“I am a little pencil in the hand of a writing god who is sending a love letter to the world.”– Mother Theresa.
The best thing I could accomplish as a writer is to make the world a better place.
Mother Theresaʼs life was that love letter, penned so fully, with such grace. I saw her only once, smiling her beatific, compassionate smile, leaning over and lightly touching the face of an old man on the porch of her home for the dying in Kalkotta.
A tiny slip of a being inside a voluminous white linen sari edged with the blue stripe of her order, her energy was electric; she drew my eye away from the chaos of the busy street right to her while I whizzed by in a bicycle rickshaw.
In the weeks I was in Kolkatta I tried to have private audience, but she was always busy with service, a calm whirlwind of hard work, totally focussed on who was before her. She favored this to private meetings.
On one of my in-and-outs to the city I couldnʼt find lodging at the usual places. A French woman on the street offered to share her room.
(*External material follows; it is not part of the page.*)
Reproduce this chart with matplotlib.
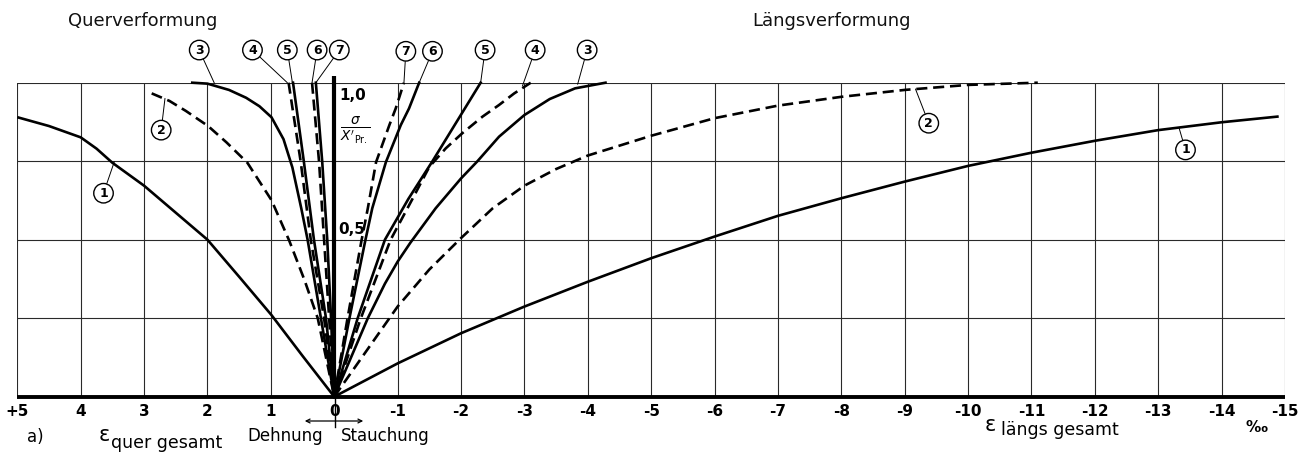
import matplotlib
matplotlib.use('Agg')
import matplotlib.pyplot as plt

# ---------------- data ----------------
x_ticks = list(range(5, -16, -1))
x_tick_labels = ['+5', '4', '3', '2', '1', '0'] + [f'-{i}' for i in range(1, 16)]
y_grid = [0.25, 0.5, 0.75, 1.0]

# Querverformung (positive side)
quer_1_x = [4.98, 4.5, 4.0, 3.75, 3.5, 3.0, 2.5, 2.0, 1.5, 0.99, 0.5, 0.0]
quer_1_y = [0.889, 0.862, 0.826, 0.79, 0.745, 0.672, 0.586, 0.5, 0.382, 0.26, 0.13, 0.0]
quer_2_x = [2.88, 2.6, 2.34, 1.99, 1.7, 1.37, 0.99, 0.71, 0.47, 0.26, 0.0]
quer_2_y = [0.966, 0.942, 0.91, 0.862, 0.81, 0.745, 0.626, 0.497, 0.372, 0.25, 0.0]
quer_3_x = [2.24, 2.0, 1.66, 1.39, 1.18, 0.99, 0.8, 0.66, 0.52, 0.42, 0.21, 0.0]
quer_3_y = [1.0, 0.997, 0.977, 0.952, 0.925, 0.89, 0.82, 0.73, 0.6, 0.5, 0.25, 0.0]
quer_4_x = [0.72, 0.53, 0.37, 0.16, 0.0]
quer_4_y = [1.0, 0.75, 0.5, 0.25, 0.0]
quer_5_x = [0.65, 0.48, 0.32, 0.13, 0.0]
quer_5_y = [1.0, 0.75, 0.5, 0.25, 0.0]
quer_6_x = [0.29, 0.19, 0.11, 0.05, 0.0]
quer_6_y = [1.0, 0.75, 0.5, 0.25, 0.0]
quer_7_x = [0.35, 0.24, 0.16, 0.08, 0.0]
quer_7_y = [1.0, 0.75, 0.5, 0.25, 0.0]

# Längsverformung (negative side)
laengs_1_x = [0, -1, -2, -3, -4, -5, -6, -7, -8, -9, -10, -11, -12, -13, -14, -14.88]
laengs_1_y = [0, 0.106, 0.202, 0.287, 0.366, 0.441, 0.51, 0.576, 0.632, 0.685, 0.735, 0.777, 0.815, 0.849, 0.874, 0.892]
laengs_2_x = [0, -1, -1.5, -2, -2.5, -3, -3.5, -4, -5, -6, -7, -8, -9, -10, -11.1]
laengs_2_y = [0, 0.287, 0.405, 0.505, 0.6, 0.672, 0.725, 0.768, 0.831, 0.887, 0.927, 0.955, 0.977, 0.993, 1.0]
laengs_3_x = [0, -0.53, -0.8, -1.0, -1.2, -1.6, -2.0, -2.26, -2.6, -3.0, -3.4, -3.8, -4.28]
laengs_3_y = [0, 0.25, 0.36, 0.43, 0.49, 0.6, 0.695, 0.75, 0.828, 0.897, 0.948, 0.982, 1.0]
laengs_4_x = [0, -0.42, -0.89, -1.24, -1.5, -1.76, -2.02, -2.34, -2.6, -2.84, -3.1]
laengs_4_y = [0, 0.25, 0.5, 0.632, 0.732, 0.791, 0.839, 0.892, 0.929, 0.966, 1.0]
laengs_5_x = [0, -0.37, -0.8, -1.17, -1.55, -2.31]
laengs_5_y = [0, 0.25, 0.5, 0.63, 0.75, 1.0]
laengs_6_x = [0, -0.24, -0.49, -0.6, -0.815, -1.05, -1.18, -1.34]
laengs_6_y = [0, 0.25, 0.497, 0.6, 0.747, 0.865, 0.918, 1.0]
laengs_7_x = [0, -0.21, -0.43, -0.53, -0.66, -0.87, -0.97, -1.1]
laengs_7_y = [0, 0.25, 0.497, 0.6, 0.747, 0.865, 0.918, 1.0]

series_names = ['1', '2', '3', '4', '5', '6', '7']
series_styles = ['solid', 'dashed', 'solid', 'dashed', 'solid', 'solid', 'dashed']

quer = [(quer_1_x, quer_1_y), (quer_2_x, quer_2_y), (quer_3_x, quer_3_y), (quer_4_x, quer_4_y),
        (quer_5_x, quer_5_y), (quer_6_x, quer_6_y), (quer_7_x, quer_7_y)]
laengs = [(laengs_1_x, laengs_1_y), (laengs_2_x, laengs_2_y), (laengs_3_x, laengs_3_y),
          (laengs_4_x, laengs_4_y), (laengs_5_x, laengs_5_y), (laengs_6_x, laengs_6_y),
          (laengs_7_x, laengs_7_y)]

# circled labels: text, label position, leader end (data coords)
circle_labels = [
    ('1', (3.64, 0.648), (3.47, 0.748)),
    ('2', (2.73, 0.849), (2.67, 0.95)),
    ('3', (2.13, 1.104), (1.89, 0.998)),
    ('4', (1.29, 1.104), (0.74, 1.0)),
    ('5', (0.74, 1.104), (0.66, 1.0)),
    ('6', (0.27, 1.104), (0.35, 1.0)),
    ('7', (-0.08, 1.104), (0.29, 1.0)),
    ('7', (-1.13, 1.1), (-1.1, 1.0)),
    ('6', (-1.55, 1.1), (-1.34, 1.0)),
    ('5', (-2.38, 1.104), (-2.31, 1.0)),
    ('4', (-3.17, 1.104), (-2.97, 0.99)),
    ('3', (-3.99, 1.104), (-3.84, 0.995)),
    ('2', (-9.38, 0.871), (-9.17, 0.98)),
    ('1', (-13.43, 0.786), (-13.33, 0.855)),
]

# ---------------- figure ----------------
W, H = 1306, 458
fig = plt.figure(figsize=(W / 100, H / 100), dpi=100)
x_left_px, x_right_px = 17.3, 1285.0
y_top_px, y_bot_px = 82.7, 396.7
ax = fig.add_axes([x_left_px / W, 1 - y_bot_px / H,
                   (x_right_px - x_left_px) / W, (y_bot_px - y_top_px) / H])
ax.set_xlim(5, -15)
ax.set_ylim(0, 1)
for s in ax.spines.values():
    s.set_visible(False)
ax.set_yticks([])
ax.set_xticks(x_ticks)
ax.set_xticklabels(x_tick_labels, fontweight='bold', fontsize=11)
ax.tick_params(axis='x', length=0, pad=5)

grid_col = '#2a2a2a'
for xv in x_ticks:
    ax.plot([xv, xv], [0, 1], color=grid_col, lw=0.8, zorder=1)
for yv in y_grid:
    ax.plot([x_ticks[0], x_ticks[-1]], [yv, yv], color=grid_col, lw=0.8, zorder=1)
ax.plot([x_ticks[0], x_ticks[-1]], [0, 0], color='k', lw=2.8, zorder=3, clip_on=False,
        solid_capstyle='butt')
ax.plot([0, 0], [0, 1.02], color='k', lw=3.0, zorder=3, clip_on=False, solid_capstyle='butt')

for (qx, qy), (lx, ly), st in zip(quer, laengs, series_styles):
    for xs, ys in ((qx, qy), (lx, ly)):
        if st == 'dashed':
            ax.plot(xs, ys, color='k', lw=1.9, dashes=(4.2, 2.2), zorder=4, clip_on=False,
                    solid_joinstyle='round', dash_joinstyle='round')
        else:
            ax.plot(xs, ys, color='k', lw=1.9, zorder=4, clip_on=False,
                    solid_joinstyle='round')

for txt, (tx, ty), (px, py) in circle_labels:
    ax.annotate(txt, xy=(px, py), xytext=(tx, ty), ha='center', va='center',
                fontsize=9, fontweight='bold', annotation_clip=False, zorder=6,
                bbox=dict(boxstyle='circle,pad=0.26', fc='white', ec='k', lw=1.0),
                arrowprops=dict(arrowstyle='-', lw=0.7, color='k', shrinkA=0, shrinkB=0))


def ftext(xp, yp, s, **kw):
    fig.text(xp / W, 1 - yp / H, s, **kw)


ftext(68, 21, 'Querverformung', fontsize=13, va='center', ha='left', color='#111')
ftext(752, 21, 'Längsverformung', fontsize=13, va='center', ha='left', color='#111')
ftext(339, 95, '1,0', fontsize=11, fontweight='bold', va='center', ha='left')
ftext(340, 130, r"$\frac{\sigma}{X'_{\mathrm{Pr.}}}$", fontsize=14, va='center', ha='left')
ftext(338, 229, '0,5', fontsize=11, fontweight='bold', va='center', ha='left')

ftext(27, 437, 'a)', fontsize=12, va='center', ha='left')
ftext(99, 435, 'ε', fontsize=15, va='center', ha='left')
ftext(111, 443, 'quer gesamt', fontsize=12.5, va='center', ha='left')
ftext(323, 436, 'Dehnung', fontsize=12, va='center', ha='right')
ftext(341, 436, 'Stauchung', fontsize=12, va='center', ha='left')
ftext(985, 425, 'ε', fontsize=15, va='center', ha='left')
ftext(1001, 430, 'längs gesamt', fontsize=12.5, va='center', ha='left')
ftext(1257, 427, '‰', fontsize=11, fontweight='bold', va='center', ha='center')

# arrow under zero
fig.add_artist(matplotlib.patches.FancyArrowPatch(
    (302 / W, 1 - 421 / H), (366 / W, 1 - 421 / H), transform=fig.transFigure,
    arrowstyle='<->', mutation_scale=7, lw=0.9, color='k'))
fig.add_artist(matplotlib.lines.Line2D([335 / W, 335 / W], [1 - 398 / H, 1 - 427 / H],
                                       transform=fig.transFigure, color='k', lw=1.0))

fig.savefig('out.png', dpi=100, facecolor='white')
She shepherded orphans from Mother Theresaʼs orphanage to eagerly waiting French families.
She spoke of the extremes of getting on a plane in dirty, hot, sticky Kolkatta with babies and alighting in Paris, placing the babies into the arms of well-dressed families. I was lulled to sleep listening to stories about “The Mother” in my hostʼs soft voice.
Iʼve chosen this as my first blog because my experiences in India were so profound that theyʼve shaped my life.